Transcribe the records below in full; pictures stay out of the copy.

[Plotting code records]
____________________
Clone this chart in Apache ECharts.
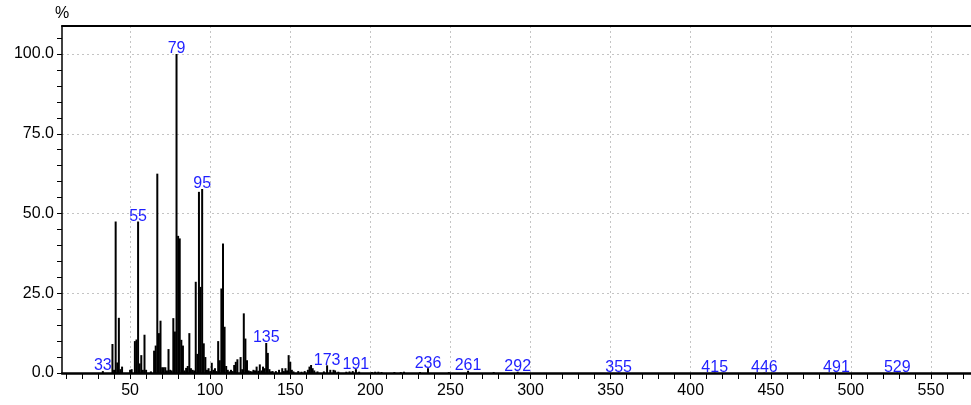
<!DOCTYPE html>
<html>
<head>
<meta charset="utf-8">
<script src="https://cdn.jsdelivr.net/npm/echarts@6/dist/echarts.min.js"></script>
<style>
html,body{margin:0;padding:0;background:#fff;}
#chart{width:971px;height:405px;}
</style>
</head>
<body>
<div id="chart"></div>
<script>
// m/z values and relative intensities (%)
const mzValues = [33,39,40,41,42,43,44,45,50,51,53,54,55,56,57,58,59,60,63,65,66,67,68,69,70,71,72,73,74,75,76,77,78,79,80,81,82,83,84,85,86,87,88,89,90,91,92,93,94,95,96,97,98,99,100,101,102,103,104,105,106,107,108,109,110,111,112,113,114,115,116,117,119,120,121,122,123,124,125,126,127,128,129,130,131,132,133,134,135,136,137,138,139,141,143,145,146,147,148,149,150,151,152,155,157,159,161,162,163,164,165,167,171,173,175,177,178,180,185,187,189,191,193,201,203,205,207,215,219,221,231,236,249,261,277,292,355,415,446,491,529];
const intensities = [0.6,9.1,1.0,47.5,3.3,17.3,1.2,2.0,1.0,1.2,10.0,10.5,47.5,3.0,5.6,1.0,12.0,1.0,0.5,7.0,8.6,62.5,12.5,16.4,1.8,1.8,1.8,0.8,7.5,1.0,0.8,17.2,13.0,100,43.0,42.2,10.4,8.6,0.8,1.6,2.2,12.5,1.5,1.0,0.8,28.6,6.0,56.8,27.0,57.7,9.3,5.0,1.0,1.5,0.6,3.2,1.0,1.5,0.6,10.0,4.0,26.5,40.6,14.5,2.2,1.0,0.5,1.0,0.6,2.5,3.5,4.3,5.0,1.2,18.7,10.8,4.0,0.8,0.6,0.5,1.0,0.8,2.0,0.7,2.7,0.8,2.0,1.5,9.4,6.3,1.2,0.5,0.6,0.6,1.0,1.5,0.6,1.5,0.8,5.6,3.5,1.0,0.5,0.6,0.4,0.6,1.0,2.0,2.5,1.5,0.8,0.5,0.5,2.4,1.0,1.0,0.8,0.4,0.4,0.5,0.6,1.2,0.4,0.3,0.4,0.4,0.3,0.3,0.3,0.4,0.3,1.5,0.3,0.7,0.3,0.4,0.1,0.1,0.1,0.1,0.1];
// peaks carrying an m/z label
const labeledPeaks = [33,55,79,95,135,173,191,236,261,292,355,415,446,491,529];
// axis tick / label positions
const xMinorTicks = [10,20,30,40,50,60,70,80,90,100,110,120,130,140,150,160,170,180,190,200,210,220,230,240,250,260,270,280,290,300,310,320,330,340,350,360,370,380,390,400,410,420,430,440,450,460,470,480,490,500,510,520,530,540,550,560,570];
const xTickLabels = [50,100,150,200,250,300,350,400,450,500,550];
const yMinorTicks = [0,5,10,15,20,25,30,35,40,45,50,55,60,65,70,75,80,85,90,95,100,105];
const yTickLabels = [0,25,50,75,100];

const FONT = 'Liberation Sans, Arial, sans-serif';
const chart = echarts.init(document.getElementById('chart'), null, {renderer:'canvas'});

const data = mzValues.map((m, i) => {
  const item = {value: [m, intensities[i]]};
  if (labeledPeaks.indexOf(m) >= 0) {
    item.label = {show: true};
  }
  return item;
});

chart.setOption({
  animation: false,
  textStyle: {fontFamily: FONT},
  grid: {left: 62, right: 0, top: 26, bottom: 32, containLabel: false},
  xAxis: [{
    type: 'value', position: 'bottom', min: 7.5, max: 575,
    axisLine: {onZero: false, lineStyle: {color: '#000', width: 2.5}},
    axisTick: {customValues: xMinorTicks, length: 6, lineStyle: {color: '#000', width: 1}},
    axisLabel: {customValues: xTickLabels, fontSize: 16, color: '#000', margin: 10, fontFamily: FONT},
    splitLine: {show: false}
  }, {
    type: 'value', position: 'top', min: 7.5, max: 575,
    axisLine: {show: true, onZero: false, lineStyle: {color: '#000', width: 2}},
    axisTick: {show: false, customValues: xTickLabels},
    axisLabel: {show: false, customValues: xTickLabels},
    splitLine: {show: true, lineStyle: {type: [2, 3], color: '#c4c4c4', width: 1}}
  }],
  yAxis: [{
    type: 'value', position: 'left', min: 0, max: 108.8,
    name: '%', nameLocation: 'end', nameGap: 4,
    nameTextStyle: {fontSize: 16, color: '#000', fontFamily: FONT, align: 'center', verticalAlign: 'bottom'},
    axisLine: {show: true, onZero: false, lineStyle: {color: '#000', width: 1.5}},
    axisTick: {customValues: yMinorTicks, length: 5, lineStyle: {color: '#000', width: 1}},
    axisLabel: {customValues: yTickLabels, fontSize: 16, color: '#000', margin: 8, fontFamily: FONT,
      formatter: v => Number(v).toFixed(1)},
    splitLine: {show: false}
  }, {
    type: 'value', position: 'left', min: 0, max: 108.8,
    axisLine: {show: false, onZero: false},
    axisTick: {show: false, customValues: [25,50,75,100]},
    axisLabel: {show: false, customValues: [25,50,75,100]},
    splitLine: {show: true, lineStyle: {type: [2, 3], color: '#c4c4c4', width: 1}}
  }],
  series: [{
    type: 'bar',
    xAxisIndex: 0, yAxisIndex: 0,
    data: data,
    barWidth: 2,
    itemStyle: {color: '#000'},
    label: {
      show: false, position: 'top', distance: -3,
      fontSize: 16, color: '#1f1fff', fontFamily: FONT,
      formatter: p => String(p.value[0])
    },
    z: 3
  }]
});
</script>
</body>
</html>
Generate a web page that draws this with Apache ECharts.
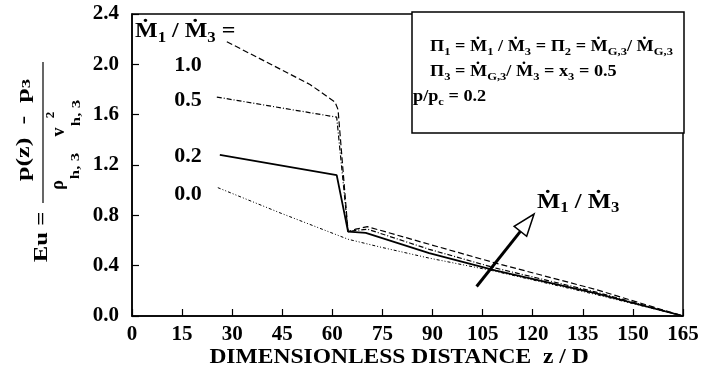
____________________
RESULT OF THE TASK:
Clone this chart in Apache ECharts.
<!DOCTYPE html>
<html>
<head>
<meta charset="utf-8">
<script src="https://cdn.jsdelivr.net/npm/echarts@6/dist/echarts.min.js"></script>
<style>
html,body{margin:0;padding:0;background:#fff;}
#chart{width:971px;height:405px;}
</style>
</head>
<body>
<div id="chart"></div>
<script>
// m/z values and relative intensities (%)
const mzValues = [33,39,40,41,42,43,44,45,50,51,53,54,55,56,57,58,59,60,63,65,66,67,68,69,70,71,72,73,74,75,76,77,78,79,80,81,82,83,84,85,86,87,88,89,90,91,92,93,94,95,96,97,98,99,100,101,102,103,104,105,106,107,108,109,110,111,112,113,114,115,116,117,119,120,121,122,123,124,125,126,127,128,129,130,131,132,133,134,135,136,137,138,139,141,143,145,146,147,148,149,150,151,152,155,157,159,161,162,163,164,165,167,171,173,175,177,178,180,185,187,189,191,193,201,203,205,207,215,219,221,231,236,249,261,277,292,355,415,446,491,529];
const intensities = [0.6,9.1,1.0,47.5,3.3,17.3,1.2,2.0,1.0,1.2,10.0,10.5,47.5,3.0,5.6,1.0,12.0,1.0,0.5,7.0,8.6,62.5,12.5,16.4,1.8,1.8,1.8,0.8,7.5,1.0,0.8,17.2,13.0,100,43.0,42.2,10.4,8.6,0.8,1.6,2.2,12.5,1.5,1.0,0.8,28.6,6.0,56.8,27.0,57.7,9.3,5.0,1.0,1.5,0.6,3.2,1.0,1.5,0.6,10.0,4.0,26.5,40.6,14.5,2.2,1.0,0.5,1.0,0.6,2.5,3.5,4.3,5.0,1.2,18.7,10.8,4.0,0.8,0.6,0.5,1.0,0.8,2.0,0.7,2.7,0.8,2.0,1.5,9.4,6.3,1.2,0.5,0.6,0.6,1.0,1.5,0.6,1.5,0.8,5.6,3.5,1.0,0.5,0.6,0.4,0.6,1.0,2.0,2.5,1.5,0.8,0.5,0.5,2.4,1.0,1.0,0.8,0.4,0.4,0.5,0.6,1.2,0.4,0.3,0.4,0.4,0.3,0.3,0.3,0.4,0.3,1.5,0.3,0.7,0.3,0.4,0.1,0.1,0.1,0.1,0.1];
// peaks carrying an m/z label
const labeledPeaks = [33,55,79,95,135,173,191,236,261,292,355,415,446,491,529];
// axis tick / label positions
const xMinorTicks = [10,20,30,40,50,60,70,80,90,100,110,120,130,140,150,160,170,180,190,200,210,220,230,240,250,260,270,280,290,300,310,320,330,340,350,360,370,380,390,400,410,420,430,440,450,460,470,480,490,500,510,520,530,540,550,560,570];
const xTickLabels = [50,100,150,200,250,300,350,400,450,500,550];
const yMinorTicks = [0,5,10,15,20,25,30,35,40,45,50,55,60,65,70,75,80,85,90,95,100,105];
const yTickLabels = [0,25,50,75,100];

const FONT = 'Liberation Sans, Arial, sans-serif';
const chart = echarts.init(document.getElementById('chart'), null, {renderer:'canvas'});

const data = mzValues.map((m, i) => {
  const item = {value: [m, intensities[i]]};
  if (labeledPeaks.indexOf(m) >= 0) {
    item.label = {show: true};
  }
  return item;
});

chart.setOption({
  animation: false,
  textStyle: {fontFamily: FONT},
  grid: {left: 62, right: 0, top: 26, bottom: 32, containLabel: false},
  xAxis: [{
    type: 'value', position: 'bottom', min: 7.5, max: 575,
    axisLine: {onZero: false, lineStyle: {color: '#000', width: 2.5}},
    axisTick: {customValues: xMinorTicks, length: 6, lineStyle: {color: '#000', width: 1}},
    axisLabel: {customValues: xTickLabels, fontSize: 16, color: '#000', margin: 10, fontFamily: FONT},
    splitLine: {show: false}
  }, {
    type: 'value', position: 'top', min: 7.5, max: 575,
    axisLine: {show: true, onZero: false, lineStyle: {color: '#000', width: 2}},
    axisTick: {show: false, customValues: xTickLabels},
    axisLabel: {show: false, customValues: xTickLabels},
    splitLine: {show: true, lineStyle: {type: [2, 3], color: '#c4c4c4', width: 1}}
  }],
  yAxis: [{
    type: 'value', position: 'left', min: 0, max: 108.8,
    name: '%', nameLocation: 'end', nameGap: 4,
    nameTextStyle: {fontSize: 16, color: '#000', fontFamily: FONT, align: 'center', verticalAlign: 'bottom'},
    axisLine: {show: true, onZero: false, lineStyle: {color: '#000', width: 1.5}},
    axisTick: {customValues: yMinorTicks, length: 5, lineStyle: {color: '#000', width: 1}},
    axisLabel: {customValues: yTickLabels, fontSize: 16, color: '#000', margin: 8, fontFamily: FONT,
      formatter: v => Number(v).toFixed(1)},
    splitLine: {show: false}
  }, {
    type: 'value', position: 'left', min: 0, max: 108.8,
    axisLine: {show: false, onZero: false},
    axisTick: {show: false, customValues: [25,50,75,100]},
    axisLabel: {show: false, customValues: [25,50,75,100]},
    splitLine: {show: true, lineStyle: {type: [2, 3], color: '#c4c4c4', width: 1}}
  }],
  series: [{
    type: 'bar',
    xAxisIndex: 0, yAxisIndex: 0,
    data: data,
    barWidth: 2,
    itemStyle: {color: '#000'},
    label: {
      show: false, position: 'top', distance: -3,
      fontSize: 16, color: '#1f1fff', fontFamily: FONT,
      formatter: p => String(p.value[0])
    },
    z: 3
  }]
});
</script>
</body>
</html>
Generate a web page that draws this with Apache ECharts.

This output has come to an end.